According to the Nuclear Threat Initiative (NTI), a private non-proliferation organization, Egypt's research program and activities aimed at developing a nuclear energy program "could provide cover and opportunity for a clandestine nuclear weapons capability."
Western governments have long been concerned about Syria's nuclear ambitions. Also an NPT signatory, Syria has a nuclear research center and has had longstanding agreements with Russia on nuclear energy cooperation.
"Broader access to foreign expertise provides opportunities to expand its indigenous capabilities, and we are monitoring Syrian nuclear intentions with concern," the CIA said in an unclassified 2003 report to Congress.
The NTI says there are "strong indications" but little evidence that Syria is pursuing a nuclear weapons capability.
The exposure in early 2004 of an international nuclear black market run by Pakistani nuclear scientist Abdul Qadeer Khan raised concerns that Syria may have been a beneficiary.

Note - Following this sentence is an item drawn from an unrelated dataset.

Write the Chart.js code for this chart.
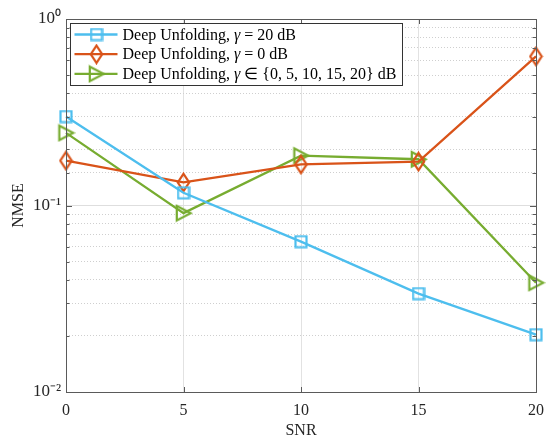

However, International Atomic Energy Agency (IAEA) secretary-general Mohamed ElBaradei said later that year there was were no indications of a relationship between Damascus and the Khan network.
Syrian President Bashar al-Assad said last December that every country had a right to pursue peaceful nuclear technology.
Reports have surfaced regularly in recent years about Saudi ambitions to acquire nuclear weapons, including allegations of nuclear collaboration between the kingdom and Pakistan.
In February 2005, the Pakistan government sharply denied a report in Time magazine that Khan may have sold nuclear know-how to Saudi Arabia and Egypt, among others.
Libya is the one Arab country to have admitted to the existence of a nuclear weapons program, developed with the assistance of the Khan network. In December 2003, Tripoli said it would eliminate its nuclear and chemical weapons programs.
Sudanese President Omar al-Bashir said this week his country would look into the possibility of nuclear power.
It's unclear why such an expensive and complex project should be necessary. Although impoverished by a long and costly civil war, Sudan has significant oil reserves and is becoming an increasingly important exporter.